Dr. Parik's Meme Diagnosis: Elon Launches TITS University, and Love and Loss in the Metaverse

The meme doc weighs in on Zuck's Meta rebrand, the meteoric failure of the "Squid Game" cryptocurrency, and Elon's latest troll.

Hi, I’m Dr. Parik Patel, BA, CFA, ACCA, Esq. If you don’t know me already, I’m a Chartered FinMeme Analyst (CFA) with a particular expertise in #stonk valuation (pro-tip: just multiply by two).

I’ve been told that I have a particularly special insight into the world of finance and memes, so I decided to set up this newsletter to share my thoughts on the latest news, memes, and everything in between!

Expect a newsletter at least twice a month, and follow me on Twitter for more updates and daily musings. For this week’s newsletter, I’m going to highlight my five favorite memes of the week and offer my “diagnosis” on their virality.

This week’s meme lineup includes some hot takes on Facebook’s rebrand, the meteoric rise (and then fall) of a Squid Game-inspired cryptocurrency, and Elon’s "plan" to launch TITS University.

Summary: Unless you’ve been living under a rock, you might have seen that Facebook is rebranding itself as Meta, as well as adopting a fresh infinity loop logo in a big bet on the metaverse. Zuck’s vision for the metaverse is a fully immersive internet where you’re actually inside the experience, not just looking at it through a screen.

Dr. Parik’s Diagnosis: It’s always a big deal when a company changes its name, let alone the largest social network in the world. Zuck’s decision to rebrand as “Meta” reflects his confidence in this new frontier of technology. Or he’s just trying to distract us from a whole host of privacy and mental health issues associated with his platform. Either or… You judge.

Summary: You might have liked Netflix’s Squid Game, but you probably don’t like the cryptocurrency inspired by the show. In epic pump and dump fashion, the SQUID token soared to a high of $2,860 as investors piled into the TV-themed cryptocurrency before its founders cashed out their coins and it subsequently plummeted to near-zero.

Dr. Parik’s Diagnosis: Despite the irrefutable truth that #stonks only go up, apparently the same does not apply to cryptocurrencies. It’s the circle of life: All shitcoins eventually go to shit…

Summary: He may be building Giga Berlin, but Elon Musk is also a Giga Chad. In another illustration of his unique sense of humor, last week Elon tweeted out that he is thinking of starting the Texas Institute of Technology and Science. Seems innocent enough at first, right? After all, there’s nothing special about TITS University...

Dr. Parik’s Diagnosis: Think back to your history class and all the famous business leaders you studied. Henry Ford, John D. Rockefeller… Elon is currently richer than they ever were. And it’s not because he makes cars or sends rockets into space. It’s because he posts memes on Twitter, of course.
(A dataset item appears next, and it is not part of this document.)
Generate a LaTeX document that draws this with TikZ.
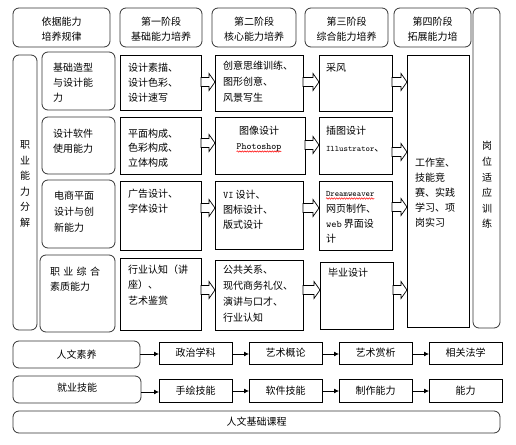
\documentclass[tikz,border=0pt]{standalone}
\usepackage{fontspec}
\setmainfont{Noto Sans CJK SC}
\newfontfamily\lat{Latin Modern Mono}
\usetikzlibrary{calc,arrows.meta,decorations.pathmorphing}
\begin{document}
\begin{tikzpicture}[x=1pt,y=-1pt,
  every node/.style={inner sep=0pt, outer sep=0pt},
  rbox/.style={draw=black!80, line width=0.8pt, rounded corners=6pt, anchor=north west, align=center, font=\fontsize{10}{15}\selectfont},
  sbox/.style={draw=black, line width=0.8pt, anchor=north west, align=center, font=\fontsize{10}{15}\selectfont},
  txt/.style={anchor=base west, align=left, font=\fontsize{10}{15}\selectfont},
  htxt/.style={anchor=base, align=center, font=\fontsize{10}{15}\selectfont},
  vtxt/.style={align=center, font=\fontsize{10}{15.6}\selectfont},
  blockarrow/.style={draw=black, fill=white, line width=0.7pt, to path={
    let \p1=(\tikztostart), \p2=(\tikztotarget) in
    (\x1,\y1+4.5pt) -- (\x2-6pt,\y1+4.5pt) -- (\x2-6pt,\y1+8.5pt) -- (\x2,\y1)
    -- (\x2-6pt,\y1-8.5pt) -- (\x2-6pt,\y1-4.5pt) -- (\x1,\y1-4.5pt) -- cycle}},
  smallarrow/.style={draw=black, line width=0.8pt, -{Latex[length=5pt,width=5pt]}},
  squiggle/.style={draw=red, line width=0.5pt, decorate, decoration={snake, amplitude=0.7pt, segment length=2.5pt}}
]
\useasboundingbox (0,0) rectangle (516,444);

% header row
\node[rbox, minimum width=97pt, minimum height=39pt] (h0) at (13,8) {};
\node[htxt] (h0t) at (61.5,41) {依据能力\\培养规律};
\node[rbox, minimum width=82pt, minimum height=39pt] (h1) at (120,8) {};
\node[htxt] (h1t) at (161,41) {第一阶段\\基础能力培养};
\node[rbox, minimum width=84pt, minimum height=39pt] (h2) at (212,8) {};
\node[htxt] (h2t) at (254,41) {第二阶段\\核心能力培养};
\node[rbox, minimum width=83pt, minimum height=39pt] (h3) at (305,8) {};
\node[htxt] (h3t) at (346.5,41) {第三阶段\\综合能力培养};
\node[rbox, minimum width=77pt, minimum height=39pt] (h4) at (394,8) {};
\node[htxt] (h4t) at (432.5,41) {第四阶段\\拓展能力培};

% tall side boxes
\node[rbox, minimum width=24pt, minimum height=275pt] (L) at (13,55) {};
\node[vtxt] (Lt) at (25,184) {职\\业\\能\\力\\分\\解};
\node[rbox, minimum width=27pt, minimum height=320pt] (R) at (473,8) {};
\node[vtxt] (Rt) at (487,185) {岗\\位\\适\\应\\训\\练};

% column 1 (rounded)
\node[rbox, minimum width=73pt, minimum height=58pt] (a1) at (42,52) {};
\node[txt] (a1t) at (53,101) {基础造型\\与设计能\\力};
\node[rbox, minimum width=73pt, minimum height=57pt] (a2) at (42,117) {};
\node[txt] (a2t) at (53,152) {设计软件\\使用能力};
\node[rbox, minimum width=73pt, minimum height=68pt] (a3) at (42,180) {};
\node[txt, font=\fontsize{10}{16}\selectfont] (a3t) at (54,231) {电商平面\\设计与创\\新能力};
\node[rbox, minimum width=75pt, minimum height=77pt] (a4) at (40,255) {};
\node[txt] (a4t) at (50,290) {\makebox[50pt][s]{职\hfill 业\hfill 综\hfill 合}\\素质能力};

% column 2
\node[sbox, minimum width=81pt, minimum height=55pt] (b1) at (120,55) {};
\node[txt] (b1t) at (128,101) {设计素描、\\设计色彩、\\设计速写};
\node[sbox, minimum width=81pt, minimum height=57pt] (b2) at (120,117) {};
\node[txt, font=\fontsize{10}{14.5}\selectfont] (b2t) at (128,166) {平面构成、\\色彩构成、\\立体构成};
\node[sbox, minimum width=81pt, minimum height=69pt] (b3) at (120,181) {};
\node[txt] (b3t) at (128,212) {广告设计、\\字体设计};
\node[sbox, minimum width=81pt, minimum height=72pt] (b4) at (120,258) {};
\node[txt, font=\fontsize{10}{15.5}\selectfont] (b4t) at (128,304) {行业认知（讲\\座）、\\艺术鉴赏};

% column 3
\node[sbox, minimum width=88pt, minimum height=56pt] (c1) at (215,55) {};
\node[txt, font=\fontsize{10}{16}\selectfont] (c1t) at (223,101) {创意思维训练、\\图形创意、\\风景写生};
\node[sbox, minimum width=90pt, minimum height=57pt] (c2) at (215,117) {};
\node[anchor=base, font=\fontsize{10}{15}\selectfont] (c2t1) at (259,134) {图像设计};
\node[anchor=base, font=\lat\fontsize{9.5}{10}\selectfont] (c2t2) at (259,149) {Photoshop};
\node[sbox, minimum width=88pt, minimum height=68pt] (c3) at (215,181) {};
\node[txt] (c3t) at (223,228) {{\lat VI} 设计、\\图标设计、\\版式设计};
\node[sbox, minimum width=88pt, minimum height=70pt] (c4) at (215,260) {};
\node[txt, font=\fontsize{10}{15.7}\selectfont] (c4t) at (223,321) {公共关系、\\现代商务礼仪、\\演讲与口才、\\行业认知};

% column 4
\node[sbox, minimum width=73pt, minimum height=56pt] (d1) at (319,55) {};
\node[txt] (d1t) at (326,71) {采风};
\node[sbox, minimum width=73pt, minimum height=57pt] (d2) at (319,117) {};
\node[txt, font=\fontsize{10}{17}\selectfont] (d2t) at (326,151) {插图设计\\{\lat\fontsize{8.3}{10}\selectfont Illustrator}、};
\node[sbox, minimum width=73pt, minimum height=69pt] (d3) at (319,181) {};
\node[anchor=base west, font=\lat\fontsize{8.3}{10}\selectfont] (d3t1) at (326,196) {Dreamweaver};
\node[txt] (d3t2) at (326,242) {网页制作、\\{\lat web} 界面设\\计};
\node[sbox, minimum width=73pt, minimum height=67pt] (d4) at (320,262) {};
\node[txt] (d4t) at (328,276) {毕业设计};

% big box
\node[sbox, minimum width=62pt, minimum height=272pt] (E) at (407,55) {};
\node[txt] (Et) at (415,226) {工作室、\\技能竞\\赛、实践\\学习、项\\岗实习};

% spell-check squiggles
\draw[squiggle] ([yshift=-2.5pt]c2t2.base west) -- ([yshift=-2.5pt]c2t2.base east);
\draw[squiggle] ([yshift=-2.5pt]d3t1.base west) -- ([yshift=-2.5pt]d3t1.base east);

% block arrows
\draw[blockarrow] (b1.east |- 0,82) to (c1.west |- 0,82);
\draw[blockarrow] (b2.east |- 0,143) to (c2.west |- 0,143);
\draw[blockarrow] (b3.east |- 0,208) to (c3.west |- 0,208);
\draw[blockarrow] (b4.east |- 0,290) to (c4.west |- 0,290);
\draw[blockarrow] (c1.east |- 0,82) to (d1.west |- 0,82);
\draw[blockarrow] (c2.east |- 0,145) to (d2.west |- 0,145);
\draw[blockarrow] (c3.east |- 0,208) to (d3.west |- 0,208);
\draw[blockarrow] (c4.east |- 0,290) to (d4.west |- 0,290);
\draw[blockarrow] (d1.east |- 0,82) to (E.west |- 0,82);
\draw[blockarrow] (d2.east |- 0,152) to (E.west |- 0,152);
\draw[blockarrow] (d3.east |- 0,207) to (E.west |- 0,207);
\draw[blockarrow] (d4.east |- 0,290) to (E.west |- 0,290);

% bottom rows
\node[rbox, minimum width=127pt, minimum height=27pt] (p0) at (13,341) {人文素养};
\node[sbox, minimum width=73pt, minimum height=22pt] (p1) at (159,342) {政治学科};
\node[sbox, minimum width=73pt, minimum height=22pt] (p2) at (249,342) {艺术概论};
\node[sbox, minimum width=73pt, minimum height=22pt] (p3) at (339,342) {艺术赏析};
\node[sbox, minimum width=73pt, minimum height=22pt] (p4) at (429,342) {相关法学};
\draw[smallarrow] (p0.east |- 0,354) -- (p1.west |- 0,354);
\draw[smallarrow] (p1.east |- 0,354) -- (p2.west |- 0,354);
\draw[smallarrow] (p2.east |- 0,354) -- (p3.west |- 0,354);
\draw[smallarrow] (p3.east |- 0,354) -- (p4.west |- 0,354);

\node[rbox, minimum width=128pt, minimum height=27pt] (q0) at (13,376) {};
\node[anchor=center, font=\fontsize{10}{15}\selectfont] (q0t) at (77,388) {就业技能};
\node[sbox, minimum width=73pt, minimum height=23pt] (q1) at (159,379) {手绘技能};
\node[sbox, minimum width=73pt, minimum height=23pt] (q2) at (249,379) {软件技能};
\node[sbox, minimum width=73pt, minimum height=23pt] (q3) at (339,379) {制作能力};
\node[sbox, minimum width=73pt, minimum height=23pt] (q4) at (429,379) {能力};
\draw[smallarrow] (q0.east |- 0,392) -- (q1.west |- 0,392);
\draw[smallarrow] (q1.east |- 0,391) -- (q2.west |- 0,391);
\draw[smallarrow] (q2.east |- 0,391) -- (q3.west |- 0,391);
\draw[smallarrow] (q3.east |- 0,391) -- (q4.west |- 0,391);

\node[rbox, minimum width=487pt, minimum height=22pt] (Z) at (13,411) {人文基础课程};
\end{tikzpicture}
\end{document}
Summary: The spookiest of spooky holidays went down this past weekend, when girls dress up in their favorite fairy outfit and guys — at least finance bros — decide to cosplay as Patrick Bateman from American Psycho. Apparently, a lot of them.

Dr. Parik’s Diagnosis: I mean, I get the appeal. Who doesn’t want to work 16 hours building merger models in Excel by day and then wield an axe and listen to Huey Lewis by night? It’s the perfect yin and yang scenario.

Summary: Some billionaires (like my son, Chamath) have incredible taste in art and the aesthetic. Others… less so. Over the past few days, Warren Buffett’s much poorer billionaire buddy Charlie Munger has come under some heat over his design plans for Munger Hall at the University of California, Santa Barbara. Charlie’s plans for the student dorms involve an 11-story building to provide nearly 4,500 windowless (yes, you read that right) bedrooms for undergrads.

Dr. Parik’s Diagnosis: From alcohol-fueled late nights to loud music at 2AM on a Monday, students can be a pain to deal with. I fully support Charlie’s ambitions to build what is a prison in all but name to keep students locked up tight. No more flip cup or bathroom hotboxes, kids.

Key Takeaways / Diagnoses

  • Rebranding one of the most profitable and controversial companies in the world won’t necessarily keep the skeletons in your closet hidden… And if you die in the metaverse, you die in real life!!!

  • Elon’s TITS University might just be the next target school… but only if you double-D major in Twitter and memes.

  • Wall Street bros really aspire to be Patrick Bateman and would probably embrace the cosplay even if it wasn’t Halloween.

  • Charlie Munger’s plan to build a jail cell for UCSB undergrads is a totally fair trade-off for crushing student loan debt.